Newer spacecraft, like NASA’s Orion (spacecraft) and the Commercial Crew Program vehicles – SpaceX’sCrew Dragon and Boeing’s Starliner – have all been designed with the Shuttle’s MMOD data in mind. Their shielding is lighter, stronger, and more strategically placed. Their operational procedures, including debris avoidance maneuvers, are direct descendants of the ones pioneered by the Shuttle program.
The MMOD environment has only gotten worse. The proliferation of small satellites, the “mega-constellations” like Starlink, and further fragmentation events have dramatically increased the density of debris in LEO. The risk of collision is higher now than at any point in the Shuttle’s history.
Summary
The Space Shuttle was a vehicle of opposing qualities. It was immensely powerful yet remarkably fragile. It was designed to master the path to orbit, but once there, it was a constant target. The MMOD environment presented a unique challenge: a high-speed, ever-present threat that was too small to track and too fast to see.

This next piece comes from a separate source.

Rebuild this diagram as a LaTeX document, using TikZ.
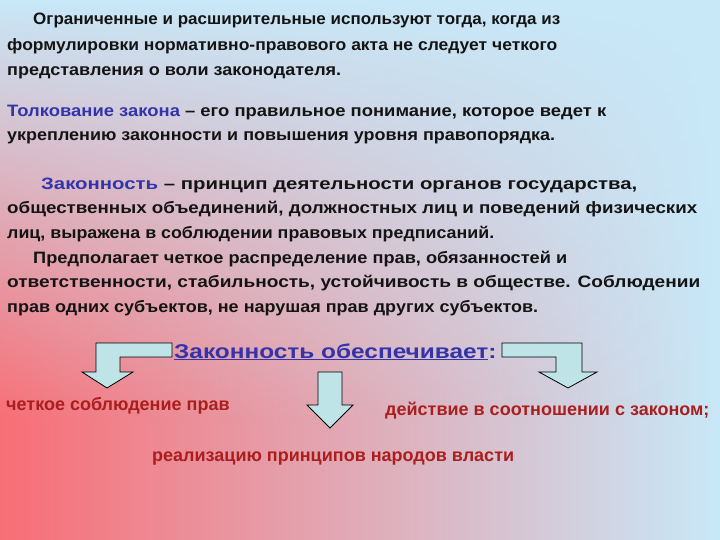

NASA learned to manage this risk through a combination of smart engineering, clever operations, and, after the Columbia tragedy, intense vigilance. The program evolved from accepting MMOD damage as a routine maintenance issue to treating every potential strike as a threat to survival. The Shuttle’s 135 missions served as a 30-year scientific survey, mapping the contours of the debris-filled “ocean” of Low Earth Orbit. The data gathered, often written in the form of microscopic craters on tiles and windows, provided the essential textbook for all future human spaceflight, teaching a new generation of engineers how to navigate the invisible, high-speed hazards of the final frontier.